AIM ->
Repeat the listing exactly as given, omitting every image.

DATA EXCERPT ->

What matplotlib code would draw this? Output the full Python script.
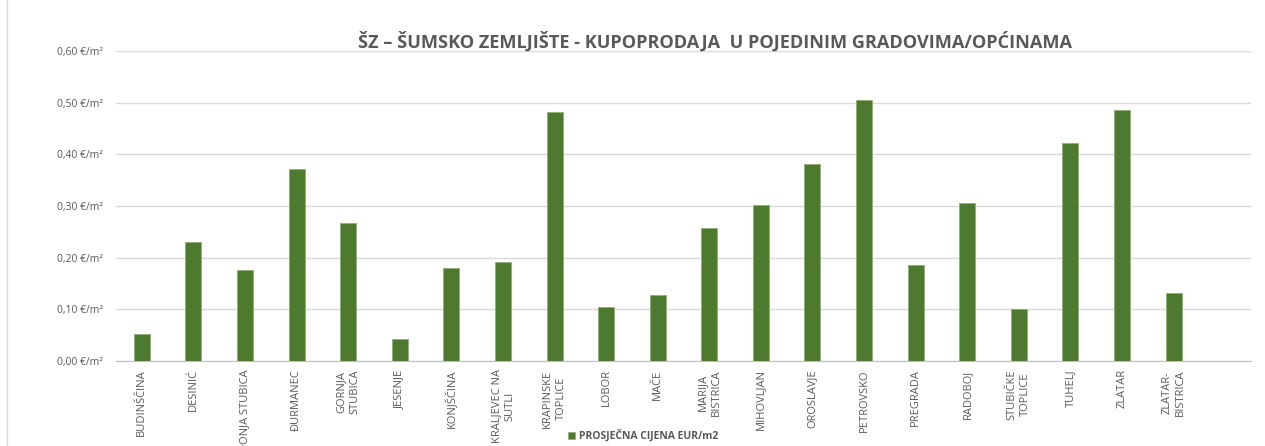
import matplotlib
matplotlib.use("Agg")
import matplotlib.pyplot as plt
from matplotlib.ticker import FuncFormatter
from matplotlib.patches import Rectangle

plt.rcParams['font.family'] = ['Open Sans', 'DejaVu Sans']

categories = ["BUDINŠČINA", "DESINIĆ", "DONJA STUBICA", "ĐURMANEC", "GORNJA\nSTUBICA",
              "JESENJE", "KONJŠČINA", "KRALJEVEC NA\nSUTLI", "KRAPINSKE\nTOPLICE", "LOBOR",
              "MAČE", "MARIJA\nBISTRICA", "MIHOVLJAN", "OROSLAVJE", "PETROVSKO",
              "PREGRADA", "RADOBOJ", "STUBIČKE\nTOPLICE", "TUHELJ", "ZLATAR",
              "ZLATAR-\nBISTRICA", ""]
values = [0.052, 0.230, 0.176, 0.372, 0.267, 0.043, 0.180, 0.192, 0.482, 0.105,
          0.128, 0.257, 0.302, 0.381, 0.505, 0.186, 0.306, 0.101, 0.422, 0.486,
          0.132, float('nan')]
yticks = [0.0, 0.1, 0.2, 0.3, 0.4, 0.5, 0.6]
series_name = "PROSJEČNA CIJENA EUR/m2"
title = "ŠZ – ŠUMSKO ZEMLJIŠTE - KUPOPRODAJA  U POJEDINIM GRADOVIMA/OPĆINAMA"

W, H = 1265, 446
fig = plt.figure(figsize=(W/100, H/100), dpi=100)
fig.patches.append(Rectangle((7/W, -0.1), 1.2, 1.2, transform=fig.transFigure,
                             fill=False, edgecolor='#d9d9d9', linewidth=1.0))
ax = fig.add_axes([116/W, 1-361/H, (1251-116)/W, (361-51)/H])

x = list(range(len(categories)))
ax.bar(x, values, width=0.31, color='#4e7a2f', edgecolor='#8fae73', linewidth=0.6,
       label=series_name, zorder=3)
ax.set_xlim(-0.5, len(categories)-0.5)
ax.set_ylim(0, 0.6)
ax.set_yticks(yticks)
ax.yaxis.set_major_formatter(FuncFormatter(lambda v, p: f"{v:.2f}".replace('.', ',') + " €/m²"))
ax.grid(axis='y', color='#d9d9d9', linewidth=1.0, zorder=0)
for s in ['top', 'right', 'left']:
    ax.spines[s].set_visible(False)
ax.spines['bottom'].set_color('#bfbfbf')
ax.tick_params(axis='y', length=0, colors='#595959', labelsize=7.5, pad=9.5)
ax.tick_params(axis='x', length=0, colors='#595959', labelsize=8.0, pad=6)
ax.set_xticks(x)
ax.set_xticklabels(categories, rotation=90, ha='center', va='top', linespacing=1.3)

fig.text(715/W, 1-42/H, title, ha='center', va='center', fontsize=13.1,
         fontweight='bold', color='#595959', family=['Open Sans', 'DejaVu Sans'])

leg = fig.legend(loc='center', bbox_to_anchor=(643/W, 1-436/H), frameon=False,
                 fontsize=7.5, handlelength=0.7, handleheight=0.7, handletextpad=0.3,
                 labelcolor='#595959')
for t in leg.get_texts():
    t.set_fontweight('bold')

fig.savefig("out.png", dpi=100)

EXERCISE RESULT ->
What matplotlib code would draw this? Output the full Python script.
import matplotlib
matplotlib.use("Agg")
import matplotlib.pyplot as plt
from matplotlib.ticker import FuncFormatter
from matplotlib.patches import Rectangle

plt.rcParams['font.family'] = ['Open Sans', 'DejaVu Sans']

categories = ["BUDINŠČINA", "DESINIĆ", "DONJA STUBICA", "ĐURMANEC", "GORNJA\nSTUBICA",
              "JESENJE", "KONJŠČINA", "KRALJEVEC NA\nSUTLI", "KRAPINSKE\nTOPLICE", "LOBOR",
              "MAČE", "MARIJA\nBISTRICA", "MIHOVLJAN", "OROSLAVJE", "PETROVSKO",
              "PREGRADA", "RADOBOJ", "STUBIČKE\nTOPLICE", "TUHELJ", "ZLATAR",
              "ZLATAR-\nBISTRICA", ""]
values = [0.052, 0.230, 0.176, 0.372, 0.267, 0.043, 0.180, 0.192, 0.482, 0.105,
          0.128, 0.257, 0.302, 0.381, 0.505, 0.186, 0.306, 0.101, 0.422, 0.486,
          0.132, float('nan')]
yticks = [0.0, 0.1, 0.2, 0.3, 0.4, 0.5, 0.6]
series_name = "PROSJEČNA CIJENA EUR/m2"
title = "ŠZ – ŠUMSKO ZEMLJIŠTE - KUPOPRODAJA  U POJEDINIM GRADOVIMA/OPĆINAMA"

W, H = 1265, 446
fig = plt.figure(figsize=(W/100, H/100), dpi=100)
fig.patches.append(Rectangle((7/W, -0.1), 1.2, 1.2, transform=fig.transFigure,
                             fill=False, edgecolor='#d9d9d9', linewidth=1.0))
ax = fig.add_axes([116/W, 1-361/H, (1251-116)/W, (361-51)/H])

x = list(range(len(categories)))
ax.bar(x, values, width=0.31, color='#4e7a2f', edgecolor='#8fae73', linewidth=0.6,
       label=series_name, zorder=3)
ax.set_xlim(-0.5, len(categories)-0.5)
ax.set_ylim(0, 0.6)
ax.set_yticks(yticks)
ax.yaxis.set_major_formatter(FuncFormatter(lambda v, p: f"{v:.2f}".replace('.', ',') + " €/m²"))
ax.grid(axis='y', color='#d9d9d9', linewidth=1.0, zorder=0)
for s in ['top', 'right', 'left']:
    ax.spines[s].set_visible(False)
ax.spines['bottom'].set_color('#bfbfbf')
ax.tick_params(axis='y', length=0, colors='#595959', labelsize=7.5, pad=9.5)
ax.tick_params(axis='x', length=0, colors='#595959', labelsize=8.0, pad=6)
ax.set_xticks(x)
ax.set_xticklabels(categories, rotation=90, ha='center', va='top', linespacing=1.3)

fig.text(715/W, 1-42/H, title, ha='center', va='center', fontsize=13.1,
         fontweight='bold', color='#595959', family=['Open Sans', 'DejaVu Sans'])

leg = fig.legend(loc='center', bbox_to_anchor=(643/W, 1-436/H), frameon=False,
                 fontsize=7.5, handlelength=0.7, handleheight=0.7, handletextpad=0.3,
                 labelcolor='#595959')
for t in leg.get_texts():
    t.set_fontweight('bold')

fig.savefig("out.png", dpi=100)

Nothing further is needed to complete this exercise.